The List of Adrian Messenger is a 1963 black and white crime thriller about a retired British intelligence officer (George C. Scott) investigating a series of apparently unrelated deaths. It is directed by acclaimed film director John Huston. The film is based on the 1961 novel of the same title by Philip MacDonald.
Adrian Messenger (John Merivale) asks his friend, British colonel Anthony Gethryn (George C. Scott), to check on the whereabouts of the eleven men named on a written list. Not long afterward, the plane on which Messenger is travelling is deliberately blown up.
The mystery killer slipped the bomb on the plane while disguised as a priest, and we soon learn that the killer adopts a different guise for each of his subsequent murders.
As Gethryn tracks down the men on Messenger's list, he discovers that all had been POWs in the same Burmese stockade during World War II, and he deduces that the murderer, who is methodically decimating those on the list, had been a traitor and informer. Gethryn traces the killer to the British estate of The Marquis of Gleneyre (Clive Brook), where his visit coincides with the return of "prodigal" American relative George Brougham (Kirk Douglas). Gethryn is convinced that Brougham is the killer, and that he plans to murder the only heir who stands in the way of the family fortune, but he has no tangible proof.
Filmed primarily in Ireland, The List of Adrian Messenger received good theatrical bookings by virtue of its gimmick: several of the bit characters are played by famous stars in heavy makeup, and each of these stars -- Kirk Douglas, Burt Lancaster, Robert Mitchum, Frank Sinatra, and Tony Curtis -- "unmasks" in the epilogue. In truth, only Douglas and Mitchum did any real acting under their mounds of collodion and crepe hair; the others showed up only to shoot their unmasking scenes (at a salary of $75,000 each!) and were "doubled" in the film itself.
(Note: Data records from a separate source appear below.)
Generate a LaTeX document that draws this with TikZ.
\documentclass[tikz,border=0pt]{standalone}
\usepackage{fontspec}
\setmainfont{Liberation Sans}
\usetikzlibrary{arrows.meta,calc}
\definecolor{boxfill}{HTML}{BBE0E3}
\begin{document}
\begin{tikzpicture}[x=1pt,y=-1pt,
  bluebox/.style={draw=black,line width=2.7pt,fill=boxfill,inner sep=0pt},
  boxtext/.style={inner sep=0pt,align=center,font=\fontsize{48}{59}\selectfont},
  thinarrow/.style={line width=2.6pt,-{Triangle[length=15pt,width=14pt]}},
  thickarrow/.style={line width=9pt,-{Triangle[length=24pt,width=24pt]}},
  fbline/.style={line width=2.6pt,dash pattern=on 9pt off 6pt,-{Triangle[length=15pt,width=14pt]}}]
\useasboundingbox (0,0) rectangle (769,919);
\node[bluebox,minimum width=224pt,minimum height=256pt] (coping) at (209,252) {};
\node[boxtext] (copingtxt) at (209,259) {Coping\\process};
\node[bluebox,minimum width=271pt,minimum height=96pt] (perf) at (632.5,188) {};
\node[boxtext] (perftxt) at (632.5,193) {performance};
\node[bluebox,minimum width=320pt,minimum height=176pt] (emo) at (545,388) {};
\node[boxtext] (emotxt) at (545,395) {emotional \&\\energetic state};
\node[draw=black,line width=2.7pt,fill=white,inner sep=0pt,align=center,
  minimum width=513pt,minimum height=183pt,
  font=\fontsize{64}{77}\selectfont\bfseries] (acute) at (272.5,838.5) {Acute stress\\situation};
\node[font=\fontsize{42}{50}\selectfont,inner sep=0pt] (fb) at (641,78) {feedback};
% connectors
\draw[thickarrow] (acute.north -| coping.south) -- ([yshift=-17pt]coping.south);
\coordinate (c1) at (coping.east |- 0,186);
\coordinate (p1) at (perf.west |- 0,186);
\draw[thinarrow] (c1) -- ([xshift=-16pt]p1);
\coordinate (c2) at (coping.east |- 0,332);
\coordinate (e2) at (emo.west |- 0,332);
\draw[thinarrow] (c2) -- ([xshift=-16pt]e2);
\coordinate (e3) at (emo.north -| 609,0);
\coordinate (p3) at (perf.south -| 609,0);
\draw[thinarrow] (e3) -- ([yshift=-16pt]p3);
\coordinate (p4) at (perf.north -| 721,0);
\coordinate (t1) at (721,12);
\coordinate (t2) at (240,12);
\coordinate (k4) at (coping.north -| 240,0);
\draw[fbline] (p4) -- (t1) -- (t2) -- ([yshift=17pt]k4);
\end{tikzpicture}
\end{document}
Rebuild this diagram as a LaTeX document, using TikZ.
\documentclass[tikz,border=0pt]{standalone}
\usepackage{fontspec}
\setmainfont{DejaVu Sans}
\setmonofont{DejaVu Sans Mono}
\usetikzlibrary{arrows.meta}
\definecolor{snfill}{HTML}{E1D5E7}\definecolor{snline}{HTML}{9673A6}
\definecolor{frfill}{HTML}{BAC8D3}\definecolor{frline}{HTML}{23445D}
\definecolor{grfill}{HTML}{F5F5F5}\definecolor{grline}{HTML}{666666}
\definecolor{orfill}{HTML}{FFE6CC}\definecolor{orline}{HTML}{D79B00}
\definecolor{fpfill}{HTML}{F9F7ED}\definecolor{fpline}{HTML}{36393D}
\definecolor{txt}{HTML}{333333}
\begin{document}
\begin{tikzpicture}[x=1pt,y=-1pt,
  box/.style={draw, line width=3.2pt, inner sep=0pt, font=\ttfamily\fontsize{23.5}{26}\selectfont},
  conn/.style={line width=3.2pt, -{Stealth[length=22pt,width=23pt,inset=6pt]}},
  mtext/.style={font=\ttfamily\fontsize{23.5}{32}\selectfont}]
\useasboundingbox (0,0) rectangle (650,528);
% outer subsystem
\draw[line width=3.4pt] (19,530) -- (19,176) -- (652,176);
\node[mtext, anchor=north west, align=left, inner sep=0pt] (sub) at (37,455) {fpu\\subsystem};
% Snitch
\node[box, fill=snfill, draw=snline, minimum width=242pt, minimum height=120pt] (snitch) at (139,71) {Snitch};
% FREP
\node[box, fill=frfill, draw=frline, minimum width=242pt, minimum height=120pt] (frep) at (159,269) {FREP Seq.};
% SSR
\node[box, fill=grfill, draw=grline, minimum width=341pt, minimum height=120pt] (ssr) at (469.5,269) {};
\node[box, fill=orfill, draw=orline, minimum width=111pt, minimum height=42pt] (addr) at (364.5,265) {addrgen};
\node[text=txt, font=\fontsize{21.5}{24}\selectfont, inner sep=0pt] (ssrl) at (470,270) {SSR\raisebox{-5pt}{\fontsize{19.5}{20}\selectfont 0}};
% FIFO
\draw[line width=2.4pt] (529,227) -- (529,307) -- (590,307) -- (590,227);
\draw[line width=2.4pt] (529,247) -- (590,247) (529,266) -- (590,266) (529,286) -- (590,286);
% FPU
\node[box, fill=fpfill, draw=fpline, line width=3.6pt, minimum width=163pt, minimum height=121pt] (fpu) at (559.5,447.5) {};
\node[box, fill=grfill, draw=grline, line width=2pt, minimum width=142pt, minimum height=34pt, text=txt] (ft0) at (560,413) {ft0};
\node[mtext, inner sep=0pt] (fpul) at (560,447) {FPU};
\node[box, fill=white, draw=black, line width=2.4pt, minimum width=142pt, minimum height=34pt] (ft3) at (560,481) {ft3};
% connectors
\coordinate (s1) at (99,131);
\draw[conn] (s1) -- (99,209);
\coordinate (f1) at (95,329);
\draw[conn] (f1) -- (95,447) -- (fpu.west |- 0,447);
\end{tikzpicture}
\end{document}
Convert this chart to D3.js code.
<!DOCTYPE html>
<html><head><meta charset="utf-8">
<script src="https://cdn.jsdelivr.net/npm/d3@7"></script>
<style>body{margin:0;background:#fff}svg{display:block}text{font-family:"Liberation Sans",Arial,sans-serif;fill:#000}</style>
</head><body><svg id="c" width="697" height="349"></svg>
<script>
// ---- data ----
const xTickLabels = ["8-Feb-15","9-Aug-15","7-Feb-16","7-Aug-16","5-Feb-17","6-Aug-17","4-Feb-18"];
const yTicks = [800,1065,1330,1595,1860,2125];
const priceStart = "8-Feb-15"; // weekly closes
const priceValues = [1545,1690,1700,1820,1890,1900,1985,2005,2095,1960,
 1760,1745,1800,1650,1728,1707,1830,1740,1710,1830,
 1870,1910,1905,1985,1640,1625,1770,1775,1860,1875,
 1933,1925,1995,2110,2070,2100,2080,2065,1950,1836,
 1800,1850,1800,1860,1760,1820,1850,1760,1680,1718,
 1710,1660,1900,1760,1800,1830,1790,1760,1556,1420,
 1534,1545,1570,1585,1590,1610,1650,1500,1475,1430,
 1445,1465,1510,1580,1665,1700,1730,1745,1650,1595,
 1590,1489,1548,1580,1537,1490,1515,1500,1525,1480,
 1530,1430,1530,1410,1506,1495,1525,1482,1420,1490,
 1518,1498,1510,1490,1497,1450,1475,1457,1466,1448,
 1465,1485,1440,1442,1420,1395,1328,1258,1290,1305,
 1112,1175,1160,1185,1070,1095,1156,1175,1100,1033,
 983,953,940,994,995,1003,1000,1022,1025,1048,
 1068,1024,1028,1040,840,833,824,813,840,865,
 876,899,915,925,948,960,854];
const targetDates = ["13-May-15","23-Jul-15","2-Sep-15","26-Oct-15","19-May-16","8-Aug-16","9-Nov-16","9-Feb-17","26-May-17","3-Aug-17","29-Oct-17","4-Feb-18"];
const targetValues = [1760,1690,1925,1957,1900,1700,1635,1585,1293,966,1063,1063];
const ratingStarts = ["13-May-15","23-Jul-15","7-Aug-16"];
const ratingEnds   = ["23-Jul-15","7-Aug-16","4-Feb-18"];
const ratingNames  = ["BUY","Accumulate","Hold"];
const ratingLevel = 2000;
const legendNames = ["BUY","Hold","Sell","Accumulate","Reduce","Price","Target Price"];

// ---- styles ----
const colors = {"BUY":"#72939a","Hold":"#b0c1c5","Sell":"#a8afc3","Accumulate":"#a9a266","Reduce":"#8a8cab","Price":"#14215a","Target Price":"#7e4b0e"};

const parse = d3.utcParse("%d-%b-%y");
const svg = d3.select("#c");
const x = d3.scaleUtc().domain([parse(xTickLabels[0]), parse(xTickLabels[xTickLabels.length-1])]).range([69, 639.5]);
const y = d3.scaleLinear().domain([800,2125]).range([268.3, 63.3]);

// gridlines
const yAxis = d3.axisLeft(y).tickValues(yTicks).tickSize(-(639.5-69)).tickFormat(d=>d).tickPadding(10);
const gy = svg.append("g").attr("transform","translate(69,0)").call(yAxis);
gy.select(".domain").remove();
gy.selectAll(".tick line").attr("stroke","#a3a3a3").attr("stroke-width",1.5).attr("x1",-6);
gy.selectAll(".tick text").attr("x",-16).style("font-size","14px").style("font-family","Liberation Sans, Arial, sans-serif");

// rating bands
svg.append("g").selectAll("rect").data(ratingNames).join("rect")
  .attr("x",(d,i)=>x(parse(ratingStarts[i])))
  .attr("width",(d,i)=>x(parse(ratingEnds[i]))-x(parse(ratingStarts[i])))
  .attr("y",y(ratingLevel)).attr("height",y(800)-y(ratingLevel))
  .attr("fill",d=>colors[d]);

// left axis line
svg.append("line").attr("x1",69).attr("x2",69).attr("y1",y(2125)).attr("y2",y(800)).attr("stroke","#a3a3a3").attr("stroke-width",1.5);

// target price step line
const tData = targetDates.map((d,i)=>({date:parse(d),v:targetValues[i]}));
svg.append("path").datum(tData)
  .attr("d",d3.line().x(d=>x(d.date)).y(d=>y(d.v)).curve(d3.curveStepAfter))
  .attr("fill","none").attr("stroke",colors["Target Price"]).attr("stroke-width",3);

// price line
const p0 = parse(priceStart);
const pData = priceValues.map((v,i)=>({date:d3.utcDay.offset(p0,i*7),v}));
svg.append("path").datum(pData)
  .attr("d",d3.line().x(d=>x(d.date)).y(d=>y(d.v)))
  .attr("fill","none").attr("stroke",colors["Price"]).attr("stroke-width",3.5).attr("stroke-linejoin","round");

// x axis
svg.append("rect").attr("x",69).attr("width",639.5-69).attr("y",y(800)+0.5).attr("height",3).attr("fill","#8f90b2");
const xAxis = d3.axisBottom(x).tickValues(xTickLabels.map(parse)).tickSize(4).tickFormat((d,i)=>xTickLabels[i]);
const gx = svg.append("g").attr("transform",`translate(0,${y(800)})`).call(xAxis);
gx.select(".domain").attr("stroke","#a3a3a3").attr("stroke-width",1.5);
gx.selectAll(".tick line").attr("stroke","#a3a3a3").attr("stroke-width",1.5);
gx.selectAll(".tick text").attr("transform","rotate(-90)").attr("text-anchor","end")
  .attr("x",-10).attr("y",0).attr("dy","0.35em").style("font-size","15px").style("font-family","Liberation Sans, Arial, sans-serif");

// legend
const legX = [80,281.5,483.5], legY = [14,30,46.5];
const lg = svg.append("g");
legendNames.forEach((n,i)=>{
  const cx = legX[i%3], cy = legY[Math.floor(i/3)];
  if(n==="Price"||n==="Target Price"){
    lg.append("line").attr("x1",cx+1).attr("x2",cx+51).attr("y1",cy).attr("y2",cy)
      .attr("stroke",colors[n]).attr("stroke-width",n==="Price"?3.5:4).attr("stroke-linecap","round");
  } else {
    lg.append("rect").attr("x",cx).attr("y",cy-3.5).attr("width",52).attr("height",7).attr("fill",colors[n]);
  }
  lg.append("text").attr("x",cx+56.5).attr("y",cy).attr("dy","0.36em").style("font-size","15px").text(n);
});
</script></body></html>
John Huston was eager for a lightweight lark, and The List of Adrian Messenger was just the project he needed. Philip MacDonald's upper-crust British murder mystery allowed Huston to work close to his Irish estate, including fox hunting and quail shooting well suited to Huston's lord-of-the-manor lifestyle. The mystery itself is clever enough: As a former MI-5 agent, George C. Scott is lured into the case when writer Adrian Messenger (John Merivale) gives him a list of 11 names to investigate, just before Messenger is mysteriously killed. Scott combs for clues to connect the names, and the film's promotional gimmick--big-name stars disguised under Bud Westmore's expert makeup--kicks into gear. Thus you get Burt Lancaster, Robert Mitchum, Tony Curtis, Kirk Douglas, and Frank Sinatra, barely identifiable under layers of latex, and the mystery never suffers from this playful distraction. Huston enjoyed making this film (he makes a cameo appearance, and his son Tony plays a supporting role), and that pleasure is passed along to the viewer.